Myth #17

The Defects Of National Health Insurance Schemes In Other Countries Could Be Remedied By A Few Reforms.

The characteristics described above are not accidental by-products of government-run health care systems. They are the natural and inevitable consequences of politicizing medical practice.

Why are low-income and elderly patients so frequently discriminated against under national health insurance? Because such insurance is always and everywhere a middle-class phenomenon. Prior to its introduction, every country had some government-funded program to meet the health care needs of the poor. The middle-class working population not only paid for its own health care but also paid taxes to fund health care for the poor. National health insurance extends the "free ride" to those who pay taxes to support it. Such systems respond to the political demands of the middle-class working population, and they serve the interests of this population.

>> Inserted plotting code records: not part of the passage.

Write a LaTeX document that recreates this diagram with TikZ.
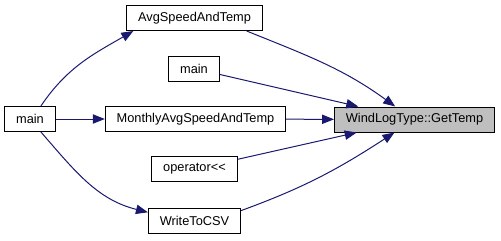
\documentclass[tikz,border=0pt]{standalone}
\usepackage{fontspec}
\setmainfont{Liberation Sans}
\usetikzlibrary{arrows.meta}
\definecolor{linkblue}{HTML}{191970}
\definecolor{focusgray}{HTML}{BFBFBF}
\tikzset{box/.style={rectangle,draw=black,fill=white,line width=0.75pt,align=center,inner xsep=8.5pt,inner ysep=0pt,minimum height=18.75pt,font=\fontsize{9.6}{11}\selectfont},line/.style={-{Triangle[length=9pt,width=7pt]},draw=linkblue,line width=0.75pt}}

\begin{document}
\begin{tikzpicture}[x=0.75pt,y=-0.75pt]
\useasboundingbox (0,0) rectangle (501,240);
\node[box] (a) at (30,119) {main};
\node[box] (b) at (194.5,18) {AvgSpeedAndTemp};
\node[box] (c) at (194,68.5) {main};
\node[box] (d) at (195.5,119) {MonthlyAvgSpeedAndTemp};
\node[box] (e) at (194.5,169) {operator<{}<};
\node[box] (f) at (194.5,220.5) {WriteToCSV};
\node[box, fill=focusgray] (g) at (414.5,119.5) {WindLogType::GetTemp};
\draw[line] (a.50) to[out=56, in=210] (b.192);
\draw[line] (a) -- (d);
\draw[line] (a.-50) to[out=-49, in=166] (f.170);
\draw[line] (b.-14) to[out=-22, in=144] (g.146);
\draw[line] (c) -- (g);
\draw[line] (d) -- (g);
\draw[line] (e) -- (g);
\draw[line] (f.12) to[out=20, in=213] (g.213);
\end{tikzpicture}
\end{document}
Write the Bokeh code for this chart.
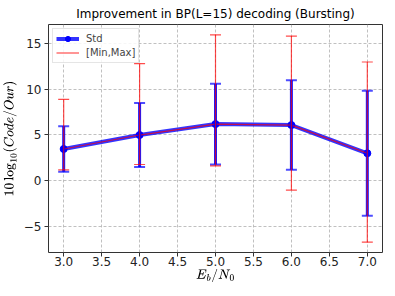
import numpy as np
from bokeh.plotting import figure
from bokeh.models import (ColumnDataSource, Whisker, TeeHead, Legend, LegendItem,
                          SingleIntervalTicker, CustomJSTickFormatter)
from bokeh.embed import file_html
from bokeh.resources import INLINE

# ---- data ----
ebn0 = [3.0, 4.0, 5.0, 6.0, 7.0]
mean_gain = [3.45, 4.98, 6.18, 6.07, 2.98]
std_gain = [2.5, 3.5, 4.42, 4.91, 6.86]
min_gain = [1.15, 1.75, 1.6, -1.06, -6.77]
max_gain = [8.88, 12.8, 15.97, 15.83, 12.99]

title_text = "Improvement in BP(L=15) decoding (Bursting)"
xlabel = r"$$E_b/N_0$$"
ylabel = r"$$10\log_{10}(Code/Our)$$"
legend_labels = ["Std", "[Min,Max]"]

FONT = "DejaVu Sans"

m = np.array(mean_gain)
s = np.array(std_gain)
src = ColumnDataSource(dict(x=ebn0, mean=mean_gain, lo=list(m - s), hi=list(m + s),
                            mn=min_gain, mx=max_gain))

p = figure(frame_width=334, frame_height=228, x_range=(2.8, 7.2), y_range=(-7.9, 17.1),
           output_backend="svg", toolbar_location=None,
           min_border_left=0, min_border_right=1, min_border_top=0, min_border_bottom=0)

p.title.text = title_text
p.title.align = "center"
p.title.text_font = FONT
p.title.text_font_size = "12px"
p.title.text_font_style = "normal"
p.title.text_color = "#000000"
p.title.standoff = 0
p.title.padding = 4

p.outline_line_color = "#333333"
p.outline_line_width = 1
p.background_fill_color = "white"
p.border_fill_color = "white"

p.xgrid.grid_line_color = "#b0b0b0"
p.ygrid.grid_line_color = "#b0b0b0"
p.xgrid.grid_line_dash = "3 2"
p.ygrid.grid_line_dash = "3 2"
p.xgrid.grid_line_width = 0.8
p.ygrid.grid_line_width = 0.8

p.xaxis.ticker = SingleIntervalTicker(interval=0.5)
p.yaxis.ticker = SingleIntervalTicker(interval=5)
p.xaxis.formatter = CustomJSTickFormatter(code="return tick.toFixed(1);")
p.yaxis.formatter = CustomJSTickFormatter(
    code="return tick < 0 ? '\u2212' + Math.abs(tick).toFixed(0) : tick.toFixed(0);")

for ax in (p.xaxis, p.yaxis):
    ax.axis_line_color = None
    ax.major_tick_line_color = "#333333"
    ax.major_tick_out = 4
    ax.major_tick_in = 0
    ax.minor_tick_line_color = None
    ax.major_label_text_font = FONT
    ax.major_label_text_font_size = "12px"
    ax.major_label_text_color = "#222222"
    ax.axis_label_text_font = FONT
    ax.axis_label_text_font_style = "normal"
    ax.axis_label_text_color = "#000000"

p.xaxis.axis_label_text_font_size = "11px"
p.yaxis.axis_label_text_font_size = "10px"
p.xaxis.major_label_standoff = 0
p.yaxis.major_label_standoff = 3
p.xaxis.axis_label_standoff = 0
p.yaxis.axis_label_standoff = 4
p.xaxis.axis_label = xlabel
p.yaxis.axis_label = ylabel

# blue std whiskers
wb = Whisker(source=src, base="x", upper="hi", lower="lo",
             line_color="#0000ff", line_width=3, line_alpha=0.9,
             upper_head=TeeHead(size=11, line_color="#0000ff", line_width=2, line_alpha=0.7),
             lower_head=TeeHead(size=11, line_color="#0000ff", line_width=2, line_alpha=0.7))
wb.level = "glyph"
p.add_layout(wb)

# red min/max whiskers
wr = Whisker(source=src, base="x", upper="mx", lower="mn",
             line_color="#ff0000", line_width=1.2, line_alpha=0.7,
             upper_head=TeeHead(size=11, line_color="#ff0000", line_width=1.2, line_alpha=0.7),
             lower_head=TeeHead(size=11, line_color="#ff0000", line_width=1.2, line_alpha=0.7))
wr.level = "glyph"
p.add_layout(wr)

bl = p.line("x", "mean", source=src, line_color="#0000ff", line_width=4, line_alpha=0.8)
bm = p.scatter("x", "mean", source=src, marker="circle", size=7,
               fill_color="#0000ff", line_color="#0000ff")
rl = p.line("x", "mean", source=src, line_color="#ff0000", line_width=1.2, line_alpha=0.7)

# legend-only glyphs (vertical bar look)
bv = p.scatter(x=[], y=[], marker="dash", angle=np.pi / 2, size=14,
               line_color="#0000ff", line_width=3)
rv = p.scatter(x=[], y=[], marker="dash", angle=np.pi / 2, size=12,
               line_color="#ff0000", line_width=1.2, line_alpha=0.7)

legend = Legend(items=[LegendItem(label=legend_labels[0], renderers=[bl, bv, bm]),
                       LegendItem(label=legend_labels[1], renderers=[rl, rv])],
                location="top_left", margin=4, padding=3, spacing=1,
                glyph_width=23, glyph_height=13, label_height=13,
                label_standoff=7,
                label_text_font=FONT, label_text_font_size="10px",
                border_line_color="#cccccc", border_line_width=1,
                background_fill_alpha=0.85)
p.add_layout(legend)

open("out.html", "w").write(file_html(p, INLINE))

Why do national health insurance schemes skimp on expensive services to the seriously ill while providing so many inexpensive services to those who are only marginally ill? Because the latter services benefit millions of people (read: millions of voters), while acute and intensive care services concentrate large amounts of money on a handful of patients (read: small number of voters). Democratic political pressures in this case dictate the redistribution of resources from the few to the many.

Why are sensitive rationing decisions and other issues of hospital management left to hospital bureaucracies? Because the alternative is politically impossible. As a practical matter, no government can make it a national policy that 9,000 people will die every year because they will be denied treatment for chronic kidney failure. Nor can any government announce that some people must wait for surgery so that the elderly can use hospitals as nursing homes, or that elderly patients must be moved so that surgery can proceed.

These decisions are so emotionally loaded that no elected official can afford to claim responsibility for them. Important decisions on who will and will not receive care and on haw that care will be delivered are left to the hospital bureaucracy because no other course is politically possible.